Pero el ejercicio también ha permitido ver los límites del impulso reformista. Por ejemplo, en el tema fundamental de la formalización, la discusión con el Congreso habría llevado al Ministerio de Economía y Finanzas (MEF) a cambiar la idea del 10 x 10 a un esquema de incremento progresivo y gradual del Impuesto a la Renta desde cero hasta el 30% del régimen general que debe pagar toda empresa que venda más de 300 UIT anuales (1’185.000 soles anuales). Eso está bien, porque saltos bruscos en la tributación desincentivan el crecimiento de la empresa, puesto que si en el siguiente nivel voy a pagar mucho más y por lo tanto voy a ganar menos, ¿para qué crecer?
En realidad, debería hacerse algo aun más gradual subiendo el techo de 300 UIT. Pero suponiendo que el MEF logre modular muy bien la gradualidad y que, gracias también a una reducción masiva de los trámites y obligaciones que ahogan a las empresas, y a reformas facilitadoras en la Sunat, muchas mypes logren incorporarse a la formalidad tributaria y crecer hasta acceder al régimen general, la valla insalvable que se les presenta en ese momento ya no es tributaria, sino laboral.
Si una pequeña empresa que se incorpora al régimen general debe pagar, por encima de un salario mínimo que es relativamente alto en comparación al salario promedio, un conjunto de beneficios no salariales y debe anticipar el costo de un eventual cese del trabajador e incluso la posibilidad de tener que reincorporarlo, pues sencillamente opta por no ponerlo en planilla o quizá contratarlo a plazo muy corto. Si se le obliga a hacerlo, probablemente quebrará.
La legislación laboral existente sencillamente precariza el trabajo.
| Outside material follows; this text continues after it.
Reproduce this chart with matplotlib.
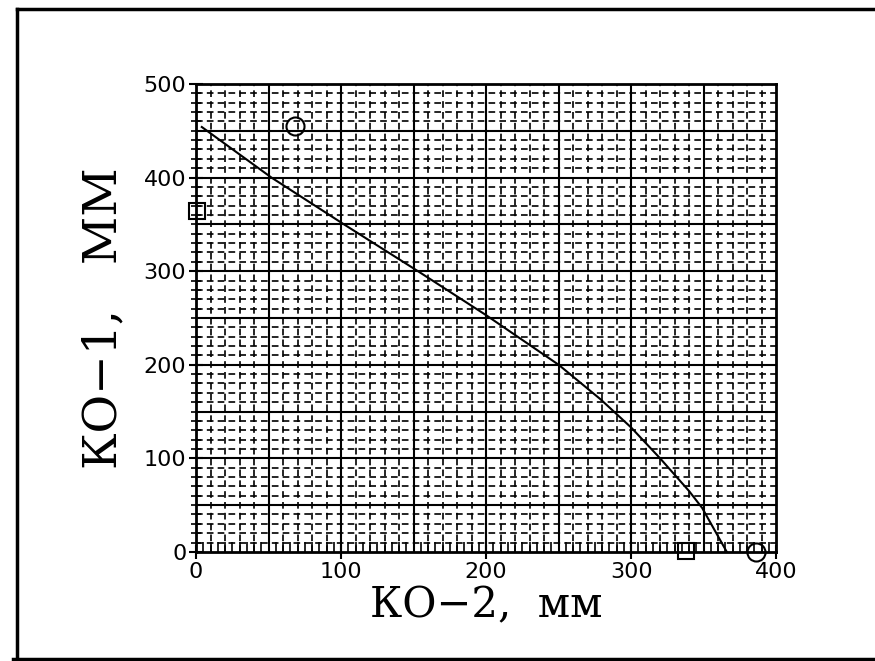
import numpy as np
import matplotlib
matplotlib.use("Agg")
import matplotlib.pyplot as plt
from matplotlib.ticker import MultipleLocator
from matplotlib.lines import Line2D

# curve
curve_x = [4, 52, 102, 153, 200, 250, 279, 300, 320, 340, 349, 366]
curve_y = [454, 400, 350, 300, 253, 200, 163, 133, 100, 65, 47, 0]

# measured points
circle_x = [68, 386]
circle_y = [455, 0]
square_x = [1, 338]
square_y = [364, 1]

xlabel = "КО−2,  мм"
ylabel = "КО−1,   ММ"

fig = plt.figure(figsize=(8.75, 6.61), dpi=100)
ax = fig.add_axes([0.224, 0.165, 0.663, 0.708])

ax.set_xlim(0, 400)
ax.set_ylim(0, 500)

# grid: dashed every 10, solid every 50
for v in np.arange(10, 400, 10):
    if v % 50:
        ax.axvline(v, color="black", lw=1.2, ls=(0, (4, 2.5)), zorder=1)
    else:
        ax.axvline(v, color="black", lw=1.5, zorder=1)
for v in np.arange(10, 500, 10):
    if v % 50:
        ax.axhline(v, color="black", lw=1.2, ls=(0, (4, 2.5)), zorder=1)
    else:
        ax.axhline(v, color="black", lw=1.5, zorder=1)

ax.plot(curve_x, curve_y, color="black", lw=1.5, zorder=3)
ax.plot(circle_x, circle_y, "o", ms=13, mfc="none", mec="black", mew=1.5,
        clip_on=False, zorder=4)
ax.plot(square_x, square_y, "s", ms=11, mfc="none", mec="black", mew=1.5,
        clip_on=False, zorder=4)

ax.xaxis.set_major_locator(MultipleLocator(100))
ax.xaxis.set_minor_locator(MultipleLocator(5))
ax.yaxis.set_major_locator(MultipleLocator(100))
ax.yaxis.set_minor_locator(MultipleLocator(10))
ax.tick_params(axis="x", which="major", direction="inout", length=10, width=1.5,
               labelsize=16, pad=2)
ax.tick_params(axis="x", which="minor", direction="in", length=7, width=1.2)
ax.tick_params(axis="y", which="major", direction="inout", length=10, width=1.5,
               labelsize=16, pad=2)
ax.tick_params(axis="y", which="minor", direction="inout", length=7, width=1.2)
for s in ax.spines.values():
    s.set_linewidth(2)

ax.set_xlabel(xlabel, family="DejaVu Serif", fontsize=30, labelpad=2)
ax.set_ylabel(ylabel, family="DejaVu Serif", fontsize=34, labelpad=12)

# scanned page frame
fig.add_artist(Line2D([0.019, 0.019], [0.003, 0.986], color="black", lw=2.5))
fig.add_artist(Line2D([0.019, 1.0], [0.986, 0.986], color="black", lw=2.5))
fig.add_artist(Line2D([0.015, 1.0], [0.003, 0.003], color="black", lw=2.5))

fig.savefig("out.png", dpi=100)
Es profundamente excluyente y ahonda la gran división social que hay en nuestro país. Pero ya vemos que la responsabilidad de nuestra clase política no da para enfrentar este problema.
Lo mismo en el caso del pedido de facultades para el fortalecimiento de las empresas de agua potable y de Petro-Perú. El dictamen agrega la frase “sin que ello implique su privatización”. Es decir, pese a todas las evidencias, queremos seguir insistiendo, como el burro, en una empresa estatal que se ha embarcado en una refinería que cuesta dos o tres veces más de lo que debería para refinar un crudo que no existe porque no fue capaz de mantener un oleoducto que ahora debe ser cambiado por uno nuevo, que todos nosotros tendremos que pagar.